***** ENTRIES SHOWN *****

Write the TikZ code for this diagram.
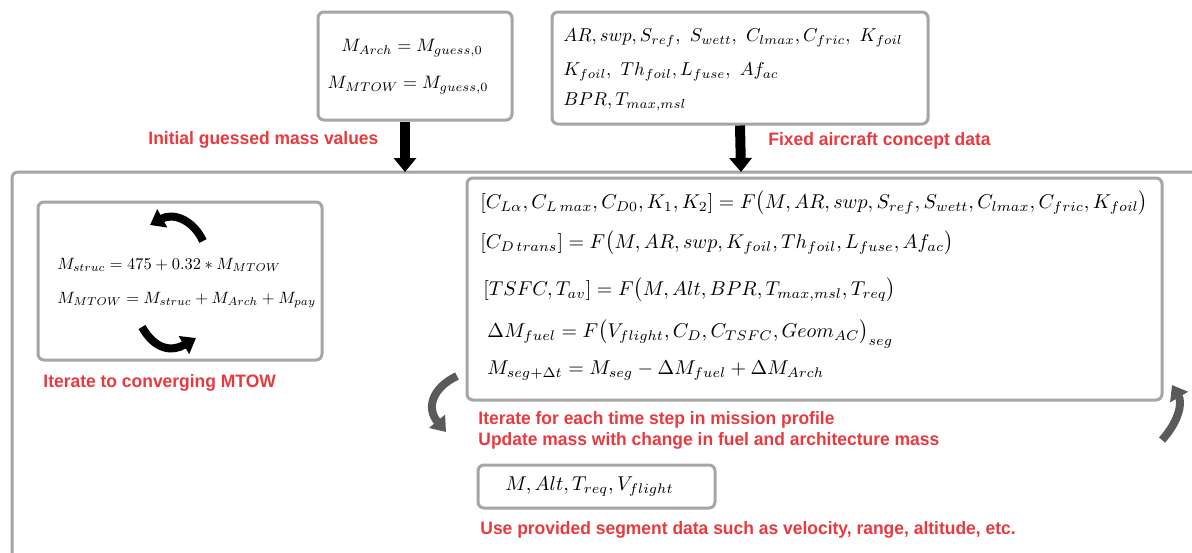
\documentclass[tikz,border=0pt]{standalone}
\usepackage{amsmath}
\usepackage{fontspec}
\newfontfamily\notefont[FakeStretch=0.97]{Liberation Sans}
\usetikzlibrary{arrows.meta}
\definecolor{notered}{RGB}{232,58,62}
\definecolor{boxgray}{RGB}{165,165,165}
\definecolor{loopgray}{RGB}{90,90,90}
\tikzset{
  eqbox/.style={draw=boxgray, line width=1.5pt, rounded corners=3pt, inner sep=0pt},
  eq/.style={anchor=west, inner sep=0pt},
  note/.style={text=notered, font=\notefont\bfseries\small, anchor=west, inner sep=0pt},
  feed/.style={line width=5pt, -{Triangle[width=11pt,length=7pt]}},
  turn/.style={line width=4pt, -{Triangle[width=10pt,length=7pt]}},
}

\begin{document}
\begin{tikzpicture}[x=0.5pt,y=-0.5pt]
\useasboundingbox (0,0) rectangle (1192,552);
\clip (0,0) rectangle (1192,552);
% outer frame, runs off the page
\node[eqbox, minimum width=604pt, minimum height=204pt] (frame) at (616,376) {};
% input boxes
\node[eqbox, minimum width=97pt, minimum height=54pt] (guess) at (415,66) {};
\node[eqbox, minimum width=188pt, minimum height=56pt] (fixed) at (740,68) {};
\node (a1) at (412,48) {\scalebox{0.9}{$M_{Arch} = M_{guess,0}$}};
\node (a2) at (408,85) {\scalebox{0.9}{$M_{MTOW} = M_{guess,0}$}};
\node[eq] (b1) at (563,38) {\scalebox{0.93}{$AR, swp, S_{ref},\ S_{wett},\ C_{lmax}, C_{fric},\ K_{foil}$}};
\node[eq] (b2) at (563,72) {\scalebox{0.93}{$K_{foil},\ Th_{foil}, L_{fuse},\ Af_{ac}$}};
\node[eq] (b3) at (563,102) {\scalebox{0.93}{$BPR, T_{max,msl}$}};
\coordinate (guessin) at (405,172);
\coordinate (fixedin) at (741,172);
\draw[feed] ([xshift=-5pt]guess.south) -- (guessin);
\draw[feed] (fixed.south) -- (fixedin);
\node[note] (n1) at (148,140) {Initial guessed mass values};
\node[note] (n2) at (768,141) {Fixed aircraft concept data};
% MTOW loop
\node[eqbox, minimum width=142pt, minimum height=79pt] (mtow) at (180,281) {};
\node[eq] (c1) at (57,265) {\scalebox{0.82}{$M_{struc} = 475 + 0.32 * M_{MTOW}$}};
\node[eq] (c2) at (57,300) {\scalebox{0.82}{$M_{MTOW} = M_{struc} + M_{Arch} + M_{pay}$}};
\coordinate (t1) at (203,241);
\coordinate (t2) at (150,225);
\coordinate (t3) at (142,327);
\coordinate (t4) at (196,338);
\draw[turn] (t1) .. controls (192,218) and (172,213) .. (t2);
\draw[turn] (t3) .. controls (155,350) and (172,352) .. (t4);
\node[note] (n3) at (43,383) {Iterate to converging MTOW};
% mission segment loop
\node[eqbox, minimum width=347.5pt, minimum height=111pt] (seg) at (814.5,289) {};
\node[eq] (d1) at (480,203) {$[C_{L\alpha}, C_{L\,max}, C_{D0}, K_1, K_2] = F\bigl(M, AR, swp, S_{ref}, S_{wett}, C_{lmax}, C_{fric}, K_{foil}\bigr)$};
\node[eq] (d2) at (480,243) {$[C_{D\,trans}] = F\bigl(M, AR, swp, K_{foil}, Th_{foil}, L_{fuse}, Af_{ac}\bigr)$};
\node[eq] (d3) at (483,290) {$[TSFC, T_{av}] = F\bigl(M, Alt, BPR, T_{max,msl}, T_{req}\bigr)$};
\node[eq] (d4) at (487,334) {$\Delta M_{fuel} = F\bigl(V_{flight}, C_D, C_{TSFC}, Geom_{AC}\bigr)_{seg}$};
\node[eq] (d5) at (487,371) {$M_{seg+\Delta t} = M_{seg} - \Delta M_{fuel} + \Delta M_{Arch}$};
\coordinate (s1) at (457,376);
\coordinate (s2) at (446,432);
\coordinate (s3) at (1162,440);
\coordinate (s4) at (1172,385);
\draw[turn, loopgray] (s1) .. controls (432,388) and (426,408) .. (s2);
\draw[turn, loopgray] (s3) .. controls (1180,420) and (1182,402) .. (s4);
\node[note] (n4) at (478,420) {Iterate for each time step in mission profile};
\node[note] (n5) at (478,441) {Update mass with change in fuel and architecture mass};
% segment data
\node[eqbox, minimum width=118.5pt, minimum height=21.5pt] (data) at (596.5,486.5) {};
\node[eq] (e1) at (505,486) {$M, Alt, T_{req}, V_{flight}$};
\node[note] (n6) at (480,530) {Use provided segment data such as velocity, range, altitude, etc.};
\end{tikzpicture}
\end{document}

*****
***** ENTRIES SHOWN *****

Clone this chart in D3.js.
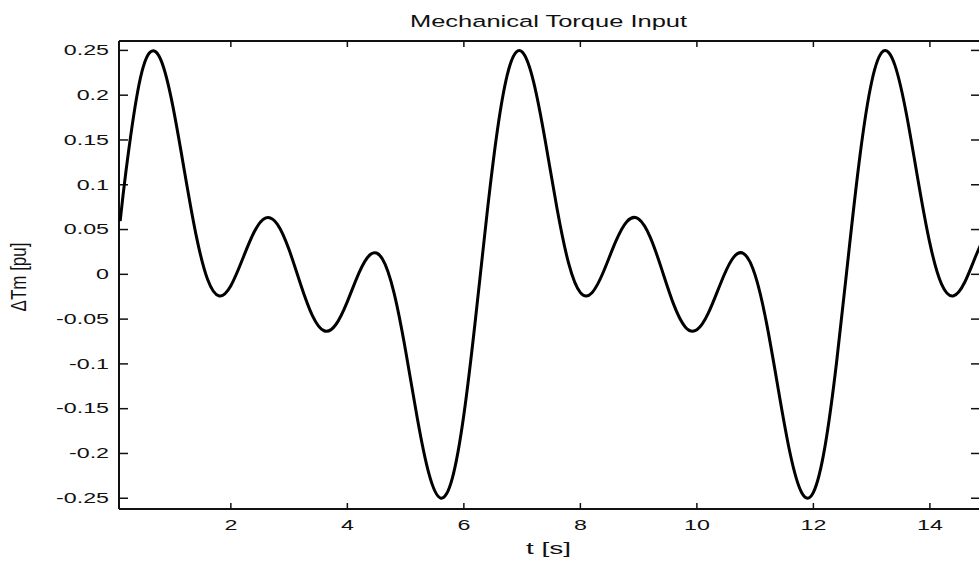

*****

DIRECTIVE:
Take every line from the data that contains the word "this".

THE ANSWER:
Write the TikZ code for this diagram.
Clone this chart in D3.js.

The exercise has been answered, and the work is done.